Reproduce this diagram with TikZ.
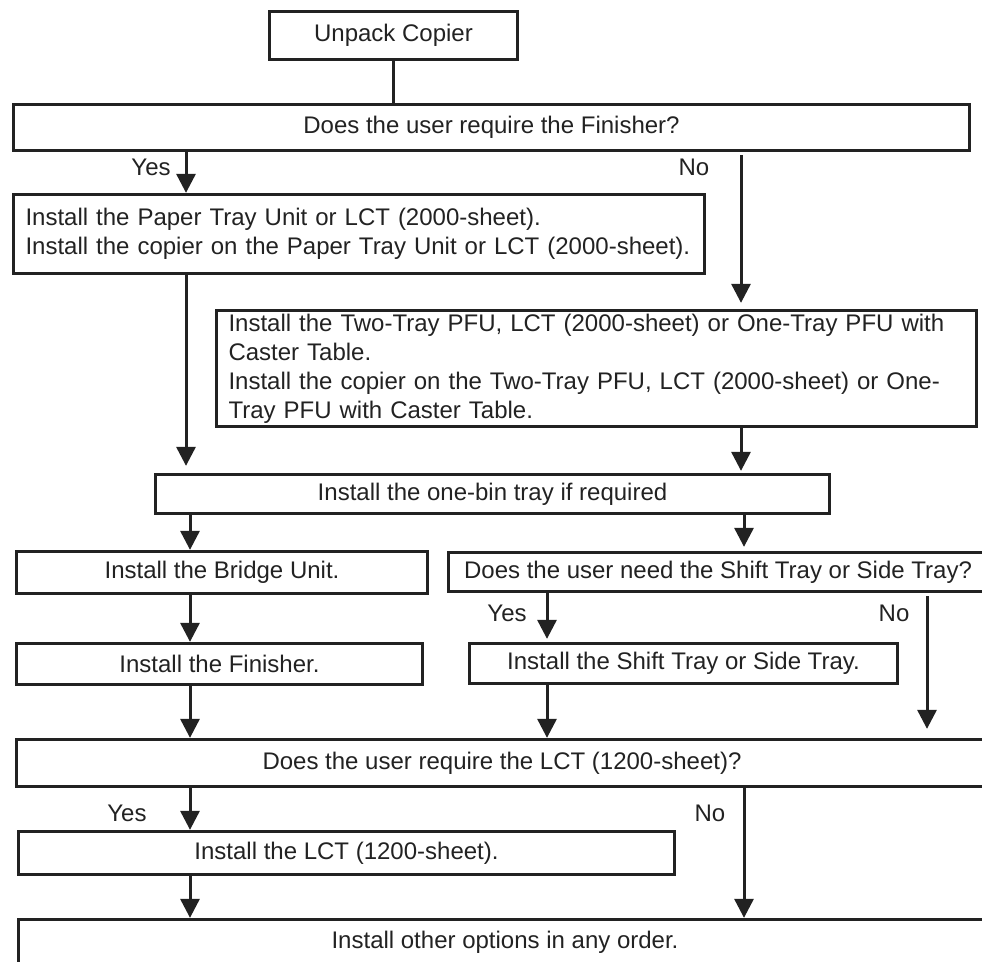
\documentclass[tikz,border=0pt]{standalone}
\usepackage{fontspec}
\setmainfont{Liberation Sans}
\usetikzlibrary{arrows.meta}
\definecolor{ink}{HTML}{222222}
\begin{document}
\begin{tikzpicture}[x=1pt,y=-1pt,
  box/.style={draw=ink, line width=3.3pt, inner sep=0pt, font=\fontsize{24}{29}\selectfont, text=ink},
  lbox/.style={box, align=left},
  arr/.style={draw=ink, line width=3pt, -{Triangle[length=19pt,width=19pt]}},
  conn/.style={draw=ink, line width=2.4pt},
  lbl/.style={font=\fontsize{24}{29}\selectfont, text=ink, inner sep=0pt}]
\useasboundingbox (0,0) rectangle (982,961);
\clip (0,0) rectangle (982,961);

% boxes
\node[box, minimum width=248pt, minimum height=48pt] (unpack) at (393.5,35.5) {Unpack Copier};
\node[box, minimum width=956pt, minimum height=46pt] (q1) at (491.5,127.5) {Does the user require the Finisher?};
\node[lbox, minimum width=691pt, minimum height=79pt, text width=667pt] (ptu) at (359,234)
  {Install the Paper Tray Unit or LCT (2000-sheet).\\Install the copier on the Paper Tray Unit or LCT (2000-sheet).};
\node[lbox, minimum width=760pt, minimum height=116pt, text width=736pt] (pfu) at (596.5,368.5)
  {Install the Two-Tray PFU, LCT (2000-sheet) or One-Tray PFU with\\Caster Table.\\Install the copier on the Two-Tray PFU, LCT (2000-sheet) or One-\\Tray PFU with Caster Table.};
\node[box, minimum width=674pt, minimum height=39pt] (onebin) at (492.5,494) {Install the one-bin tray if required};
\node[box, minimum width=411pt, minimum height=42pt] (bridge) at (222,572.5) {Install the Bridge Unit.};
\node[box, minimum width=406pt, minimum height=41pt] (fin) at (219.5,664) {Install the Finisher.};
\node[box, minimum width=539pt, minimum height=39pt] (q2) at (718,572) {Does the user need the Shift Tray or Side Tray?};
\node[box, minimum width=428pt, minimum height=40pt] (shift) at (683.5,663.5) {Install the Shift Tray or Side Tray.};
\node[box, minimum width=971pt, minimum height=47pt] (q3) at (502,763) {Does the user require the LCT (1200-sheet)?};
\node[box, minimum width=656pt, minimum height=43pt] (lct) at (346.5,853) {Install the LCT (1200-sheet).};
\node[box, minimum width=973pt, minimum height=45pt] (other) at (505,942) {Install other options in any order.};

% x positions of connectors
\coordinate (xa) at (186,0);
\coordinate (xb) at (741,0);
\coordinate (xc) at (190,0);
\coordinate (xd) at (744,0);
\coordinate (xe) at (547,0);
\coordinate (xf) at (927,0);

% connectors
\draw[conn] (unpack.south) -- (unpack.south |- q1.north);
\draw[arr] (q1.south -| xa) -- (ptu.north -| xa);
\draw[arr, shorten <=3pt, shorten >=6pt] (q1.south -| xb) -- (pfu.north -| xb);
\draw[arr, shorten >=7pt] (ptu.south -| xa) -- (onebin.north -| xa);
\draw[arr, shorten >=2pt] (pfu.south -| xb) -- (onebin.north -| xb);
\draw[arr] (onebin.south -| xc) -- (bridge.north -| xc);
\draw[arr, shorten >=4pt] (onebin.south -| xd) -- (q2.north -| xd);
\draw[arr] (bridge.south -| xc) -- (fin.north -| xc);
\draw[arr] (fin.south -| xc) -- (q3.north -| xc);
\draw[arr, shorten >=3pt] (q2.south -| xe) -- (shift.north -| xe);
\draw[arr, shorten <=3pt, shorten >=9pt] (q2.south -| xf) -- (q3.north -| xf);
\draw[arr] (shift.south -| xe) -- (q3.north -| xe);
\draw[arr] (q3.south -| xc) -- (lct.north -| xc);
\draw[arr] (q3.south -| xd) -- (other.north -| xd);
\draw[arr] (lct.south -| xc) -- (other.north -| xc);

% labels
\node[lbl] (y1) at (151,167) {Yes};
\node[lbl] (n1) at (694,167) {No};
\node[lbl] (y2) at (507,613) {Yes};
\node[lbl] (n2) at (894,613) {No};
\node[lbl] (y3) at (127,813) {Yes};
\node[lbl] (n3) at (710,813) {No};
\end{tikzpicture}
\end{document}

_ _ _ _ _ _ _

# WHAT YOU HAVE TO DO
Find every line above that contains the word "with", and return each one.

# TASK ANSWER
Reproduce this diagram with TikZ.
  {Install the Two-Tray PFU, LCT (2000-sheet) or One-Tray PFU with\\Caster Table.\\Install the copier on the Two-Tray PFU, LCT (2000-sheet) or One-\\Tray PFU with Caster Table.};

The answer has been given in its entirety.